What does it mean and if can provide any easy to understand example please?

[Research] While reading a book, I have tried to understand the context but I couldn't able to grasp/visualise it correctly. I did thorough (in my knowledge limit) search on internet but I am sure I am missing out right keywords. Finally have taken a route to ask on Stackoverflow.


Solution

  • Here's the whole paragraph for context:

    Latency

    The time it takes to service a request. It’s important to distinguish between the latency of successful requests and the latency of failed requests. For example, an HTTP 500 error triggered due to loss of connection to a database or other critical backend might be served very quickly; however, as an HTTP 500 error indicates a failed request, factoring 500s into your overall latency might result in misleading calculations. On the other hand, a slow error is even worse than a fast error! Therefore, it’s important to track error latency, as opposed to just filtering out errors.

    I would interpret the sentence you pointed out as follows:

    • A failing request caused by application errors will usually take very little time to finish.
    • When you measure the latency across all requests, regardless of status, these failing requests will skew your statistics downwards. They will drag down the min, avg and median, giving you a wrong impression of a low latency.
    • While most errors will likely be thrown early and hence the latency will be low, there might be cases where a request takes a long time and still ends up with an error. These requests that both take a long time AND fail are worse than those that just fail quickly (and obviously worse than just slow but successful requests).

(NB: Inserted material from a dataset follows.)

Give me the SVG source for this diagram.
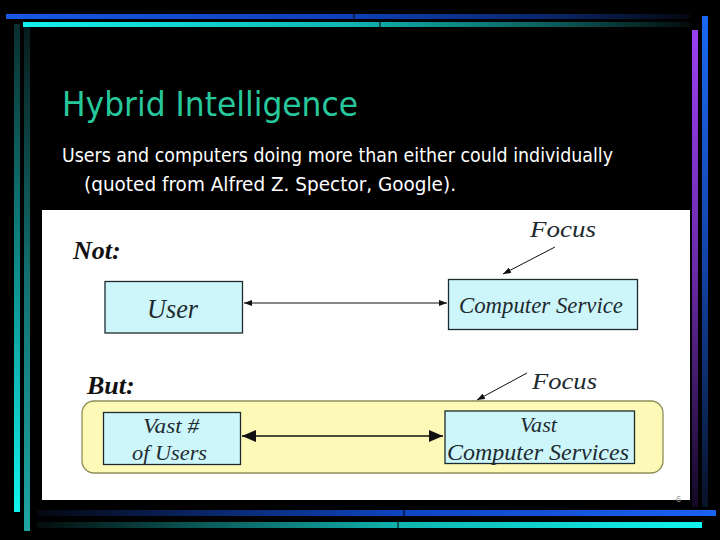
<svg xmlns="http://www.w3.org/2000/svg" width="720" height="540" viewBox="0 0 720 540">
<defs>
<style>
.title{font-family:"DejaVu Sans","Liberation Sans",sans-serif;font-size:33px;fill:#26c89c}
.body{font-family:"DejaVu Sans","Liberation Sans",sans-serif;font-size:19px;fill:#ffffff}
.lbl{font-family:"Liberation Serif","DejaVu Serif",serif;font-style:italic;fill:#1d2b2f}
.hdr{font-family:"Liberation Serif","DejaVu Serif",serif;font-style:italic;font-weight:bold;font-size:26px;fill:#111}
.box{fill:#cdf6fb;stroke:#1d2b2f;stroke-width:1.3}
.grp{fill:#fdf9b6;stroke:#8f8f5a;stroke-width:1.3}
.con{stroke:#111;fill:none}
</style>
<linearGradient id="gTopBlue" x1="0" y1="0" x2="1" y2="0">
<stop offset="0" stop-color="#1858e4"/><stop offset="0.5" stop-color="#0e40b8"/><stop offset="0.8" stop-color="#0a2668"/><stop offset="1" stop-color="#04070f"/>
</linearGradient>
<linearGradient id="gTopCyan" x1="0" y1="0" x2="1" y2="0">
<stop offset="0" stop-color="#12f2ee"/><stop offset="0.5" stop-color="#10b4b0"/><stop offset="0.8" stop-color="#0a5a58"/><stop offset="1" stop-color="#040c0c"/>
</linearGradient>
<linearGradient id="gBotBlue" x1="0" y1="0" x2="1" y2="0">
<stop offset="0" stop-color="#04070f"/><stop offset="0.25" stop-color="#0a2668"/><stop offset="0.55" stop-color="#0e46c4"/><stop offset="1" stop-color="#1a62f2"/>
</linearGradient>
<linearGradient id="gBotCyan" x1="0" y1="0" x2="1" y2="0">
<stop offset="0" stop-color="#040c0c"/><stop offset="0.25" stop-color="#0a5a58"/><stop offset="0.55" stop-color="#10b4b0"/><stop offset="1" stop-color="#12f2ee"/>
</linearGradient>
<linearGradient id="gL1" x1="0" y1="0" x2="0" y2="1">
<stop offset="0" stop-color="#0a2e2e"/><stop offset="0.5" stop-color="#0e8a88"/><stop offset="1" stop-color="#12f4f0"/>
</linearGradient>
<linearGradient id="gL2" x1="0" y1="0" x2="0" y2="1">
<stop offset="0" stop-color="#081c1c"/><stop offset="0.5" stop-color="#127070"/><stop offset="1" stop-color="#1ea6a2"/>
</linearGradient>
<linearGradient id="gRP" x1="0" y1="0" x2="0" y2="1">
<stop offset="0" stop-color="#9a40f2"/><stop offset="0.5" stop-color="#6a2aa8"/><stop offset="1" stop-color="#140824"/>
</linearGradient>
<linearGradient id="gRB" x1="0" y1="0" x2="0" y2="1">
<stop offset="0" stop-color="#1a68f2"/><stop offset="0.5" stop-color="#1244a8"/><stop offset="1" stop-color="#081228"/>
</linearGradient>
<marker id="sm" viewBox="0 0 8 6" refX="8" refY="3" markerWidth="8" markerHeight="6" markerUnits="userSpaceOnUse" orient="auto-start-reverse">
<path d="M0,0 L8,3 L0,6 z" fill="#111"/>
</marker>
<marker id="lg" viewBox="0 0 14 12" refX="14" refY="6" markerWidth="14" markerHeight="12" markerUnits="userSpaceOnUse" orient="auto-start-reverse">
<path d="M0,0 L14,6 L0,12 z" fill="#111"/>
</marker>
</defs>

<rect x="0" y="0" width="720" height="540" fill="#000"/>

<g id="frame">
<rect x="6" y="14" width="684" height="5" fill="url(#gTopBlue)"/>
<rect x="23" y="22" width="667" height="5" fill="url(#gTopCyan)"/>
<rect x="14" y="24" width="6" height="488" fill="url(#gL1)"/>
<rect x="24" y="27" width="6" height="504" fill="url(#gL2)"/>
<rect x="692" y="30" width="6" height="477" fill="url(#gRP)"/>
<rect x="702" y="16" width="6" height="491" fill="url(#gRB)"/>
<rect x="37" y="510" width="679" height="6" fill="url(#gBotBlue)"/>
<rect x="37" y="522" width="665" height="6" fill="url(#gBotCyan)"/>
<line x1="354" y1="14" x2="354" y2="19" stroke="#000" stroke-width="1"/>
<line x1="380" y1="22" x2="380" y2="27" stroke="#000" stroke-width="1"/>
<line x1="404" y1="510" x2="404" y2="516" stroke="#000" stroke-width="1"/>
<line x1="398" y1="522" x2="398" y2="528" stroke="#000" stroke-width="1"/>
</g>

<g id="heading">
<text class="title" x="62" y="116" textLength="296" lengthAdjust="spacingAndGlyphs">Hybrid Intelligence</text>
<text class="body" x="62" y="162" textLength="551" lengthAdjust="spacingAndGlyphs">Users and computers doing more than either could individually</text>
<text class="body" x="84" y="191" textLength="372" lengthAdjust="spacingAndGlyphs">(quoted from Alfred Z. Spector, Google).</text>
</g>

<rect id="panel" x="42" y="210" width="648" height="290" fill="#fff"/>

<text x="676" y="502" font-family="Liberation Sans, sans-serif" font-size="9" fill="#999">6</text>

<g id="labels">
<text class="hdr" x="73" y="259">Not:</text>
<text class="hdr" x="87" y="394">But:</text>
<text class="lbl" x="530" y="237" font-size="23" textLength="66" lengthAdjust="spacingAndGlyphs">Focus</text>
<text class="lbl" x="532" y="389" font-size="23" textLength="65" lengthAdjust="spacingAndGlyphs">Focus</text>
</g>

<g id="group-but">
<rect class="grp" x="82" y="401" width="581" height="72" rx="12" ry="12"/>
</g>

<g id="node-user">
<rect class="box" x="105" y="281.5" width="137.5" height="51.5"/>
<text class="lbl" x="147" y="318" font-size="28" textLength="51" lengthAdjust="spacingAndGlyphs">User</text>
</g>

<g id="node-computer-service">
<rect class="box" x="448.5" y="279.5" width="189" height="50"/>
<text class="lbl" x="459" y="313" font-size="23" textLength="164" lengthAdjust="spacingAndGlyphs">Computer Service</text>
</g>

<g id="node-vast-users">
<rect class="box" x="103.5" y="412.5" width="137" height="52"/>
<text class="lbl" x="143" y="433" font-size="22" textLength="56" lengthAdjust="spacingAndGlyphs">Vast #</text>
<text class="lbl" x="132" y="460" font-size="22" textLength="75" lengthAdjust="spacingAndGlyphs">of Users</text>
</g>

<g id="node-vast-services">
<rect class="box" x="445" y="411" width="189.5" height="52.5"/>
<text class="lbl" x="520" y="432" font-size="22" textLength="37" lengthAdjust="spacingAndGlyphs">Vast</text>
<text class="lbl" x="447" y="460" font-size="23" textLength="182" lengthAdjust="spacingAndGlyphs">Computer Services</text>
</g>

<g id="connectors">
<line class="con" x1="244" y1="303" x2="447" y2="303" stroke-width="1" marker-start="url(#sm)" marker-end="url(#sm)"/>
<line class="con" x1="242" y1="436" x2="443" y2="436" stroke-width="1.5" marker-start="url(#lg)" marker-end="url(#lg)"/>
<line class="con" x1="555" y1="247" x2="503" y2="274" stroke-width="1" marker-end="url(#sm)"/>
<line class="con" x1="527" y1="373" x2="477" y2="400" stroke-width="1" marker-end="url(#sm)"/>
</g>
</svg>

The client (user or upstream system) will not only have to deal with the error, but first it will actually need to wait for the error to occur. That's like waiting in a queue at the dentist, just to be told after 30 mins of waiting that the doctor is not available anyways. You would wish they told you so earlier.
    • Because of these two factors, we want to measure the latency of failing requests, but we want to measure it separately from the succeeding requests.

    In short, the author suggests the following two metrics for latency:

    • Latency of successful requests
    • Latency of failing requests (at least the 5xx kind of errors)

    Hope this helps.